▶ [Data block]
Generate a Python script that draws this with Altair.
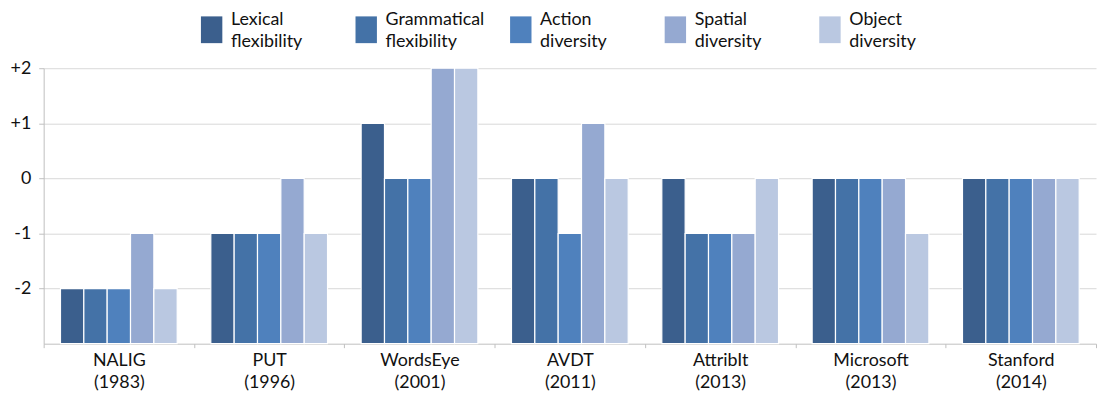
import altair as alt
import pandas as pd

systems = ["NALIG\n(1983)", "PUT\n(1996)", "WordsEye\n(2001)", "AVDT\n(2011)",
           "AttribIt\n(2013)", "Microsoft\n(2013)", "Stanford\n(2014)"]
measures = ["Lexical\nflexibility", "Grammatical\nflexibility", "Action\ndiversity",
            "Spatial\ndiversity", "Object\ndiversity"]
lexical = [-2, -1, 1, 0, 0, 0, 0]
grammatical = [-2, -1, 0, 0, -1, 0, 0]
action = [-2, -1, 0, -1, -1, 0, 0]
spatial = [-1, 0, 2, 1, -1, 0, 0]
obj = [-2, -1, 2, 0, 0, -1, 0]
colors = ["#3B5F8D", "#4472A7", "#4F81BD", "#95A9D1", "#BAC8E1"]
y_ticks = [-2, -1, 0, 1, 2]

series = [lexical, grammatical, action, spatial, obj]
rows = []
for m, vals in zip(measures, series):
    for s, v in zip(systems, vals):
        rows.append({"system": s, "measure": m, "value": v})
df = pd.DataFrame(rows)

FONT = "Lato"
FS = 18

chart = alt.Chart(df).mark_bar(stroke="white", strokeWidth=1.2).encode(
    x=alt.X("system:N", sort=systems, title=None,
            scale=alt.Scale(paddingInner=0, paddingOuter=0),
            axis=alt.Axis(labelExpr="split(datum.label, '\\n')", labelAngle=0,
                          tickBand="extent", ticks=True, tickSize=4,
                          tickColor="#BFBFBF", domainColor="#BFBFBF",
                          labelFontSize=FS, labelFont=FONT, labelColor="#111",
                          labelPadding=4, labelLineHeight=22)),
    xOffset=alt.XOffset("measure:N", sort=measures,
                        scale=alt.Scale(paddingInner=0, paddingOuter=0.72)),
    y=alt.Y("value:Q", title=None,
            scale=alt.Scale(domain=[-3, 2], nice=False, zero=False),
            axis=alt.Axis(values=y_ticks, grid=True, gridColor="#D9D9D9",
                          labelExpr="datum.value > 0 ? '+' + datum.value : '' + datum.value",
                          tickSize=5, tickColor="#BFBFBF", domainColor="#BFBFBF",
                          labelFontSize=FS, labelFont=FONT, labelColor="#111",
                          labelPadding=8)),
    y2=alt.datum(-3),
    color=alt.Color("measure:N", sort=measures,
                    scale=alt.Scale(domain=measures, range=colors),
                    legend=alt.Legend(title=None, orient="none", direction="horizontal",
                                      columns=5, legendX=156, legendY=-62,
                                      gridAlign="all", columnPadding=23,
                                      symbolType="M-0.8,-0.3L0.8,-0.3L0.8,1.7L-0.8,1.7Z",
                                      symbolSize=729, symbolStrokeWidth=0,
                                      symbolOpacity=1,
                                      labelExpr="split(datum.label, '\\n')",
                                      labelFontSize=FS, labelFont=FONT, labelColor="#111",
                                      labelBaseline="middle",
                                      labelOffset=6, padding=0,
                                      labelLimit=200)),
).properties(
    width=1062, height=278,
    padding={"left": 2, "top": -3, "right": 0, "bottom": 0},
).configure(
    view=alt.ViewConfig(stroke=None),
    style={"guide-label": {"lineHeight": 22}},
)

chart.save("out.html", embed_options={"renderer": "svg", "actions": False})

▶ [Direction] Go from the first line of the listing to the line holding "y_ticks = [-2, -1, 0, 1, 2]" and, please, transcribe those lines exactly, both included, with no pictures.

▶ [Answer to this task]
Generate a Python script that draws this with Altair.
import altair as alt
import pandas as pd

systems = ["NALIG\n(1983)", "PUT\n(1996)", "WordsEye\n(2001)", "AVDT\n(2011)",
           "AttribIt\n(2013)", "Microsoft\n(2013)", "Stanford\n(2014)"]
measures = ["Lexical\nflexibility", "Grammatical\nflexibility", "Action\ndiversity",
            "Spatial\ndiversity", "Object\ndiversity"]
lexical = [-2, -1, 1, 0, 0, 0, 0]
grammatical = [-2, -1, 0, 0, -1, 0, 0]
action = [-2, -1, 0, -1, -1, 0, 0]
spatial = [-1, 0, 2, 1, -1, 0, 0]
obj = [-2, -1, 2, 0, 0, -1, 0]
colors = ["#3B5F8D", "#4472A7", "#4F81BD", "#95A9D1", "#BAC8E1"]
y_ticks = [-2, -1, 0, 1, 2]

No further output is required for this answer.